Monsieur le ministre, ma question est simple : comment le Gouvernement entend-il associer davantage nos collectivités et, plus globalement, nos territoires dans toutes les étapes de la planification écologique ? (Applaudissements sur des travées du groupe Les Républicains.)

Mme la présidente. La parole est à M. le ministre.

M. Christophe Béchu, ministre de la transition écologique et de la cohésion des territoires. Non, madame la sénatrice, votre question n’est pas simple.

Comment mieux associer les collectivités territoriales ? Pour être honnête, on entend cette question sous tous les gouvernements.

Pour ma part, je veux changer d’échelle : je ne connais pas une commune qui ne soit pas obsédée par la manière de mieux associer les citoyens aux décisions potentielles qui les concernent.

M. Laurent Burgoa. La réponse est dans l’élection !

M. Christophe Béchu, ministre. Très concrètement, les COP constituent précisément l’un des moyens d’écouter ce qui relève du terrain plutôt que ce que propose l’État.

Vous avez cité le ZAN, en vous étonnant que l’on n’ait pas mieux associé les différentes collectivités. Cette préoccupation a été au cœur des débats ! Elle a conduit à ce que l’on ajuste les dispositifs et à ce qu’un texte issu du Sénat devienne quasiment, à quelques exceptions près, la loi qui s’applique désormais. Ses décrets d’application seront présentés dans quelques jours.

Je vous le dis très clairement, je veux éviter que les mêmes causes ne produisent les mêmes effets.

C’est parce que j’ai écouté les collectivités que j’ai pris la décision de ne pas généraliser la consigne sur les bouteilles en plastique, en mesurant qu’il y avait partout, sur le territoire, des élus locaux qui avaient engagé des démarches d’extension des consignes de tri, de mise en place de centres et d’investissement dans ces derniers, de généralisation de la collecte en porte à porte.

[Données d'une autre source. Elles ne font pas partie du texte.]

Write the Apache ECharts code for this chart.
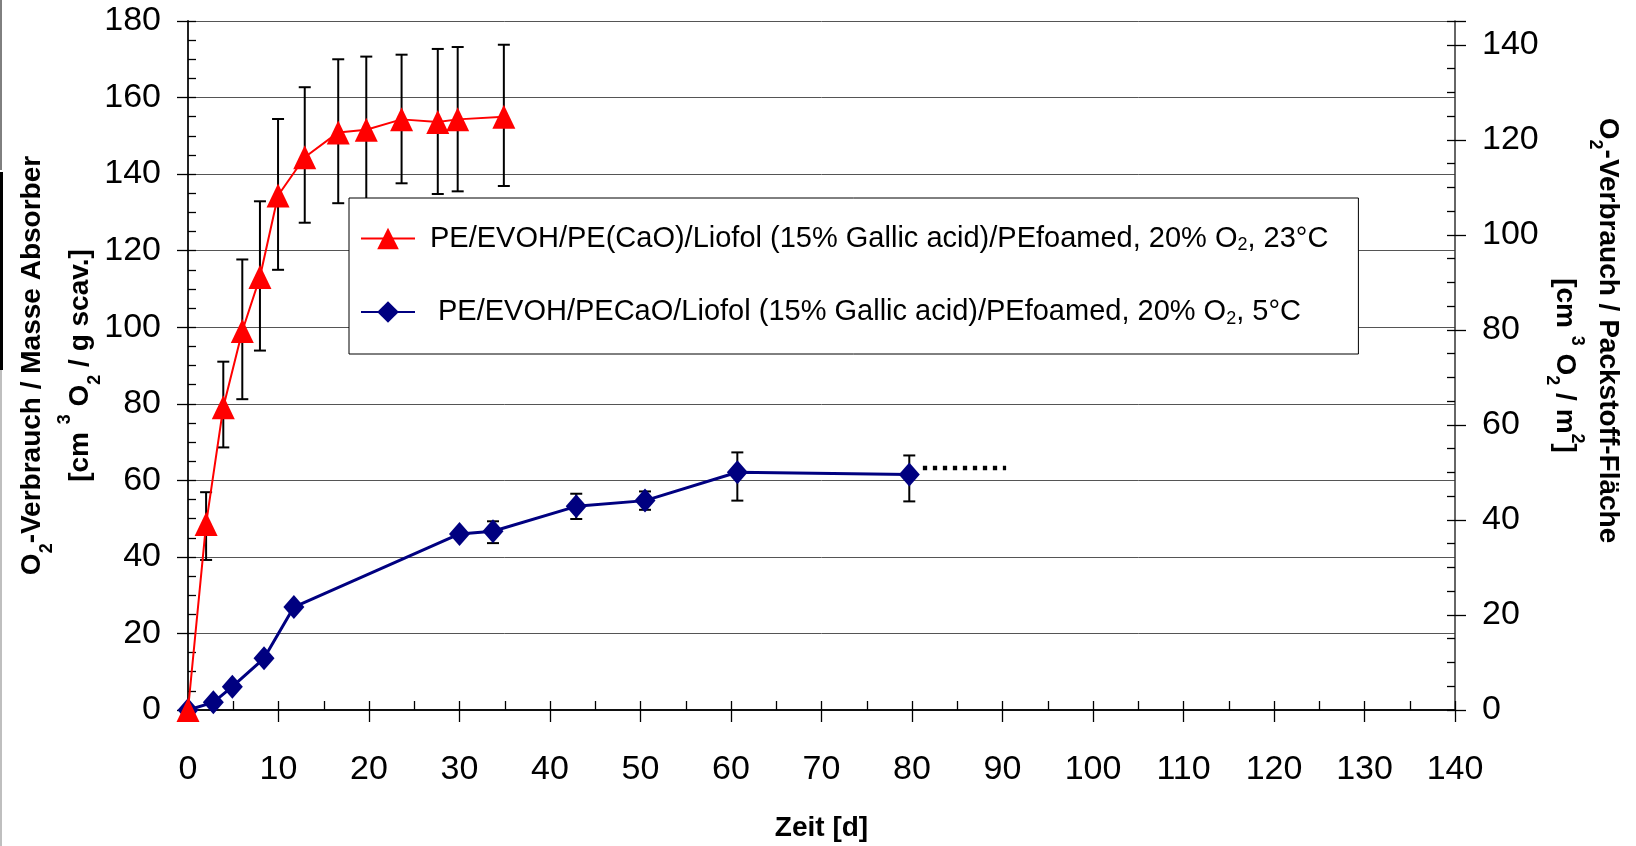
<!DOCTYPE html>
<html>
<head>
<meta charset="utf-8">
<script src="https://cdn.jsdelivr.net/npm/echarts@6.0.0/dist/echarts.min.js"></script>
<style>
  html, body { margin: 0; padding: 0; background: #fff; }
  #chart { width: 1636px; height: 846px; }
</style>
</head>
<body>
<div id="chart"></div>
<script>
// 23°C series (red triangles)
const redDays = [0, 2.0, 3.9, 6.0, 7.95, 9.95, 12.9, 16.6, 19.7, 23.6, 27.6, 29.8, 34.9];
const redValues = [0, 48.6, 79.1, 99.0, 113.1, 134.4, 144.4, 150.9, 151.6, 154.3, 153.6, 154.3, 155.0];
const redErrDays = [2.0, 3.9, 6.0, 7.95, 9.95, 12.9, 16.6, 19.7, 23.6, 27.6, 29.8, 34.9];
const redErrLow = [39.2, 68.6, 81.2, 93.9, 115.0, 127.3, 132.4, 132.5, 137.6, 134.8, 135.5, 136.9];
const redErrHigh = [56.9, 91.0, 117.7, 132.9, 154.4, 162.7, 170.0, 170.7, 171.2, 172.7, 173.2, 173.8];

// 5°C series (blue diamonds)
const blueDays = [0, 2.8, 4.9, 8.4, 11.7, 30.0, 33.7, 42.9, 50.5, 60.7, 79.7];
const blueValues = [0, 2.0, 6.1, 13.5, 26.9, 46.0, 46.7, 53.2, 54.7, 62.1, 61.5];
const blueErrDays = [33.7, 42.9, 50.5, 60.7, 79.7];
const blueErrLow = [43.6, 49.9, 52.3, 54.7, 54.5];
const blueErrHigh = [49.3, 56.5, 57.1, 67.3, 66.5];

// dotted continuation after the last blue point
const trendDays = [81.2, 90.4];
const trendValues = [63.2, 63.2];

const redName = 'PE/EVOH/PE(CaO)/Liofol (15% Gallic acid)/PEfoamed, 20% O2, 23°C';
const blueName = 'PE/EVOH/PECaO/Liofol (15% Gallic acid)/PEfoamed, 20% O2, 5°C';

const FONT = "'Liberation Sans', Arial, sans-serif";

const zip = (xs, ys) => xs.map((x, i) => [x, ys[i]]);
const zip3 = (xs, lo, hi) => xs.map((x, i) => [x, lo[i], hi[i]]);

function renderErrorBar(params, api) {
  const x = api.value(0);
  const lo = api.coord([x, api.value(1)]);
  const hi = api.coord([x, api.value(2)]);
  const half = 6;
  const style = { stroke: '#000', lineWidth: 2 };
  return {
    type: 'group',
    children: [
      { type: 'line', shape: { x1: lo[0], y1: lo[1], x2: hi[0], y2: hi[1] }, style },
      { type: 'line', shape: { x1: lo[0] - half, y1: lo[1], x2: lo[0] + half, y2: lo[1] }, style },
      { type: 'line', shape: { x1: hi[0] - half, y1: hi[1], x2: hi[0] + half, y2: hi[1] }, style }
    ]
  };
}

const nameRich = (lh) => ({
  b: { fontFamily: FONT, fontSize: 28, fontWeight: 'bold', color: '#000', lineHeight: lh },
  bs: { fontFamily: FONT, fontSize: 18, fontWeight: 'bold', color: '#000', lineHeight: 30, verticalAlign: 'bottom' },
  bp: { fontFamily: FONT, fontSize: 18, fontWeight: 'bold', color: '#000', lineHeight: 22, verticalAlign: 'top' },
  gap: { width: 70 }
});

const labelStyle = { fontFamily: FONT, fontSize: 34, color: '#000' };

const chart = echarts.init(document.getElementById('chart'));

const option = {
  backgroundColor: '#fff',
  animation: false,
  grid: {
    left: 188, right: 181, top: 21, bottom: 136,
    containLabel: false,
    outerBoundsMode: 'none'
  },
  legend: {
    left: 349, top: 198,
    orient: 'vertical',
    data: [redName, blueName],
    backgroundColor: '#fff',
    borderColor: '#000',
    borderWidth: 1,
    borderRadius: 0,
    padding: [26, 30, 26, 11],
    itemWidth: 54,
    itemHeight: 27,
    itemGap: 43,
    formatter: function (name) {
      if (name === redName) {
        return '{sp| }{n|PE/EVOH/PE(CaO)/Liofol (15% Gallic acid)/PEfoamed, 20% O}{sub|2}{n|, 23°C}';
      }
      return '{sp2| }{n|PE/EVOH/PECaO/Liofol (15% Gallic acid)/PEfoamed, 20% O}{sub|2}{n|, 5°C}';
    },
    textStyle: {
      rich: {
        n: { fontFamily: FONT, fontSize: 29, color: '#000', lineHeight: 32 },
        sub: { fontFamily: FONT, fontSize: 18, color: '#000', lineHeight: 10, verticalAlign: 'bottom' },
        sp: { width: 10 },
        sp2: { width: 18 }
      }
    }
  },
  xAxis: [
    {
      type: 'value', min: 0, max: 140, interval: 10, position: 'bottom',
      name: 'Zeit [d]', nameLocation: 'middle', nameGap: 104, nameMoveOverlap: false,
      nameTextStyle: { fontFamily: FONT, fontSize: 28, fontWeight: 'bold', color: '#000', lineHeight: 28 },
      axisLine: { show: true, onZero: false, lineStyle: { color: '#111', width: 2 } },
      axisTick: { show: true, inside: false, length: 12, lineStyle: { color: '#000', width: 1.3 } },
      axisLabel: Object.assign({ margin: 43 }, labelStyle),
      splitLine: { show: false }
    },
    {
      type: 'value', min: 0, max: 140, interval: 5, position: 'bottom',
      axisLine: { show: false, onZero: false },
      axisTick: { show: true, inside: true, length: 9, lineStyle: { color: '#000', width: 1.3 } },
      axisLabel: { show: false },
      splitLine: { show: false }
    }
  ],
  yAxis: [
    {
      type: 'value', min: 0, max: 180, interval: 20, position: 'left',
      name: '{b|O}{bs|2}{b|-Verbrauch / Masse Absorber}\n{b|[cm }{bp|3}{b| O}{bs|2}{b| / g scav.]}',
      nameLocation: 'middle', nameRotate: 90, nameGap: 84, nameMoveOverlap: false,
      nameTextStyle: { rich: nameRich(48) },
      axisLine: { show: true, onZero: false, lineStyle: { color: '#222', width: 2 } },
      axisTick: { show: true, inside: false, length: 11, lineStyle: { color: '#000', width: 1.3 } },
      axisLabel: Object.assign({ margin: 27 }, labelStyle),
      splitLine: { show: true, lineStyle: { color: '#555', width: 1 } }
    },
    {
      type: 'value', min: 0, max: 145, interval: 20, position: 'right',
      name: '{b|O}{bs|2}{b|-Verbrauch / Packstoff-Fläche}{gap| }\n{b|[cm }{bp|3}{b| O}{bs|2}{b| / m}{bp|2}{b|]}',
      nameLocation: 'middle', nameRotate: -90, nameGap: 88, nameMoveOverlap: false,
      nameTextStyle: { rich: nameRich(43) },
      axisLine: { show: true, onZero: false, lineStyle: { color: '#333', width: 1.5 } },
      axisTick: { show: true, inside: false, length: 11, lineStyle: { color: '#000', width: 1.3 } },
      axisLabel: Object.assign({
        margin: 27,
        formatter: function (v) { return v % 20 === 0 ? String(v) : ''; }
      }, labelStyle),
      splitLine: { show: false }
    },
    {
      type: 'value', min: 0, max: 180, interval: 5, position: 'left',
      axisLine: { show: false, onZero: false },
      axisTick: { show: true, inside: true, length: 8, lineStyle: { color: '#000', width: 1.3 } },
      axisLabel: { show: false },
      splitLine: { show: false }
    },
    {
      type: 'value', min: 0, max: 145, interval: 5, position: 'right',
      axisLine: { show: false, onZero: false },
      axisTick: { show: true, inside: true, length: 8, lineStyle: { color: '#000', width: 1.3 } },
      axisLabel: { show: false },
      splitLine: { show: false }
    }
  ],
  graphic: [
    { type: 'line', silent: true, shape: { x1: 1, y1: 0, x2: 1, y2: 170 }, style: { stroke: '#000', lineWidth: 1 } },
    { type: 'line', silent: true, shape: { x1: 1.5, y1: 172, x2: 1.5, y2: 370 }, style: { stroke: '#000', lineWidth: 3 } },
    { type: 'line', silent: true, shape: { x1: 1, y1: 370, x2: 1, y2: 846 }, style: { stroke: '#aaa', lineWidth: 1.5 } }
  ],
  series: [
    {
      type: 'custom', name: 'blueErr', xAxisIndex: 0, yAxisIndex: 0, z: 1,
      renderItem: renderErrorBar, encode: { x: 0, y: [1, 2] },
      data: zip3(blueErrDays, blueErrLow, blueErrHigh)
    },
    {
      type: 'custom', name: 'redErr', xAxisIndex: 0, yAxisIndex: 0, z: 1,
      renderItem: renderErrorBar, encode: { x: 0, y: [1, 2] },
      data: zip3(redErrDays, redErrLow, redErrHigh)
    },
    {
      type: 'line', name: 'trend', xAxisIndex: 0, yAxisIndex: 0, z: 2,
      symbol: 'none',
      lineStyle: { color: '#000', width: 4.5, type: [4.3, 5.7] },
      data: zip(trendDays, trendValues)
    },
    {
      type: 'line', name: blueName, xAxisIndex: 0, yAxisIndex: 0, z: 3,
      symbol: 'diamond', symbolSize: [21, 24],
      itemStyle: { color: '#000080' },
      lineStyle: { color: '#000080', width: 3 },
      data: zip(blueDays, blueValues)
    },
    {
      type: 'line', name: redName, xAxisIndex: 0, yAxisIndex: 0, z: 4,
      symbol: 'triangle', symbolSize: [23, 24],
      itemStyle: { color: '#ff0000' },
      lineStyle: { color: '#ff0000', width: 2 },
      data: zip(redDays, redValues)
    }
  ]
};

chart.setOption(option);
</script>
</body>
</html>
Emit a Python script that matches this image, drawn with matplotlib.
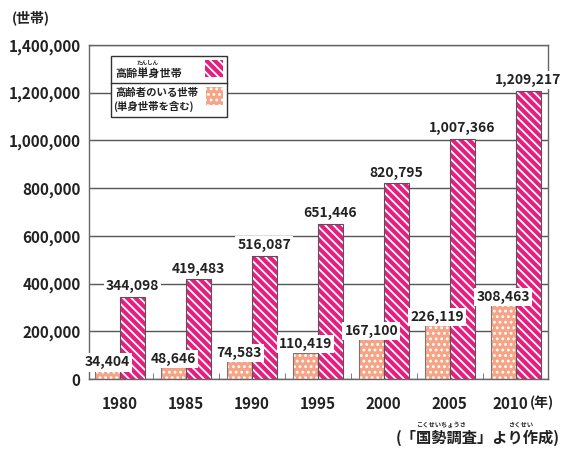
import matplotlib
matplotlib.use('Agg')
import matplotlib.pyplot as plt
import matplotlib.transforms as mtransforms
from matplotlib.patches import Rectangle
import numpy as np

years = ['1980', '1985', '1990', '1995', '2000', '2005', '2010']
single_households = [344098, 419483, 516087, 651446, 820795, 1007366, 1209217]
elderly_households = [34404, 48646, 74583, 110419, 167100, 226119, 308463]
yticks = [0, 200000, 400000, 600000, 800000, 1000000, 1200000, 1400000]
ytick_labels = ['0', '200,000', '400,000', '600,000', '800,000', '1,000,000', '1,200,000', '1,400,000']

PINK = '#E61E80'
ORANGE = '#F7A385'
FONT = ['Noto Sans CJK JP', 'DejaVu Sans']
TXT = '#222222'

plt.rcParams['font.family'] = FONT
plt.rcParams['hatch.linewidth'] = 1.3

STRIPES = '\\\\\\\\'
DOTS = '...'

W, H = 562, 450
fig = plt.figure(figsize=(W / 100, H / 100), dpi=100)
ax = fig.add_axes([89 / W, 1 - 379 / H, (548 - 89) / W, (379 - 45) / H])

x = np.arange(len(years))
w = 0.38
ax.bar(x - w / 2, elderly_households, w, color=ORANGE, edgecolor='white', hatch=DOTS, linewidth=0, zorder=2)
ax.bar(x - w / 2, elderly_households, w, fill=False, edgecolor='#777777', linewidth=0.8, zorder=3)
ax.bar(x + w / 2, single_households, w, color=PINK, edgecolor='white', hatch=STRIPES, linewidth=0, zorder=2)
ax.bar(x + w / 2, single_households, w, fill=False, edgecolor='#555555', linewidth=0.8, zorder=3)

for xi, v in zip(x, single_households):
    ax.annotate(f'{v:,}', (xi + w / 2, v), xytext=(0, 7.5), textcoords='offset points',
                ha='center', va='center', fontsize=10, fontweight='bold', color=TXT,
                bbox=dict(facecolor='white', edgecolor='none', pad=1.5), zorder=5)
for xi, v in zip(x, elderly_households):
    ax.annotate(f'{v:,}', (xi - w / 2, v), xytext=(0, 6), textcoords='offset points',
                ha='center', va='center', fontsize=10, fontweight='bold', color=TXT,
                bbox=dict(facecolor='white', edgecolor='none', pad=1.5), zorder=5)

ax.set_xlim(-0.47, 6.49)
ax.set_ylim(0, 1400000)
ax.set_yticks(yticks)
ax.set_yticklabels(ytick_labels, fontsize=11, fontweight='bold', color=TXT)
ax.set_xticks(x)
ax.set_xticklabels(years, fontsize=11, fontweight='bold', color=TXT)
ax.set_xticks(x[:-1] + 0.5, minor=True)
ax.tick_params(axis='x', which='major', length=0, pad=12)
ax.tick_params(axis='x', which='minor', direction='in', length=4, color='#666666')
ax.tick_params(axis='y', direction='in', length=3, color='#666666', pad=6)
ax.yaxis.grid(True, color='#555555', linewidth=1)
ax.set_axisbelow(True)
for s in ax.spines.values():
    s.set_color('#666666')
    s.set_linewidth(1)

# nudge the last year label slightly left, as in the reference
last = ax.get_xticklabels()[-1]
last.set_transform(last.get_transform() + mtransforms.ScaledTranslation(-5 / 100, 0, fig.dpi_scale_trans))

# overlay in pixel coordinates
ov = fig.add_axes([0, 0, 1, 1], zorder=10)
ov.set_xlim(0, W)
ov.set_ylim(H, 0)
ov.axis('off')
ov.patch.set_alpha(0)

# legend
ov.add_patch(Rectangle((111, 56), 116, 61, facecolor='white', edgecolor='#333333', linewidth=1))
ov.plot([111, 227], [83, 83], color='#333333', linewidth=1)
ov.add_patch(Rectangle((205, 60), 18, 17, facecolor=PINK, edgecolor='white', hatch=STRIPES, linewidth=0))
ov.add_patch(Rectangle((206, 87), 17, 18, facecolor=ORANGE, edgecolor='white', hatch=DOTS, linewidth=0))
ov.text(115, 73, '高齢単身世帯', fontsize=8, fontweight='bold', ha='left', va='center', color=TXT)
ov.text(148, 63, 'たんしん', fontsize=4, fontweight='bold', ha='center', va='center', color=TXT)
ov.text(115, 93, '高齢者のいる世帯', fontsize=7.5, fontweight='bold', ha='left', va='center', color=TXT)
ov.text(113, 106, '(単身世帯を含む)', fontsize=7.5, fontweight='bold', ha='left', va='center', color=TXT)

# axis unit labels
ov.text(31, 18, '(世帯)', fontsize=10, fontweight='bold', ha='center', va='center', color=TXT)
ov.text(542, 403, '(年)', fontsize=10, fontweight='bold', ha='center', va='center', color=TXT)

# source
ov.text(560, 438, '(「国勢調査」より作成)', fontsize=11, fontweight='bold', ha='right', va='center', color=TXT)
ov.text(441, 424, 'こくせいちょうさ', fontsize=4.5, fontweight='bold', ha='center', va='center', color=TXT)
ov.text(521, 424, 'さくせい', fontsize=4.5, fontweight='bold', ha='center', va='center', color=TXT)

fig.savefig('out.png', dpi=100)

Je me suis ainsi rendu compte qu’appliquer une décision nationale sur la base de ratios nationaux, en retenant un taux de recyclage moyen à 60 %, sans s’apercevoir que le taux de recyclage peut varier de 90 % à 40 % suivant les collectivités, donc en ne voyant finalement que les mauvais élèves dans le dispositif, n’était ni juste, ni efficace, ni même souhaitable d’un point de vue écologique. De fait, le véritable objectif n’est pas d’augmenter notre taux de recyclage ; il est de diminuer la production de plastique nouveau, compte tenu d’une partie de ses impacts.

Je plaide pour que l’on n’attende pas d’avoir voté un texte pour se demander ce que l’on fait : c’est avant le vote de ce texte que l’on doit regarder ce que l’on peut faire.

C’est le sens de la disparition des appels à projets et des appels à manifestation d’intérêt ; le fonds vert doit garder de la souplesse.

C’est le sens de la décision qui a été prise sur la consigne.

C’est le sens des décrets auxquels les parlementaires ont été associés et dont nous avons attendu la validation par l’AMF pour les transmettre au Conseil d’État et pouvoir les publier dans quelques jours.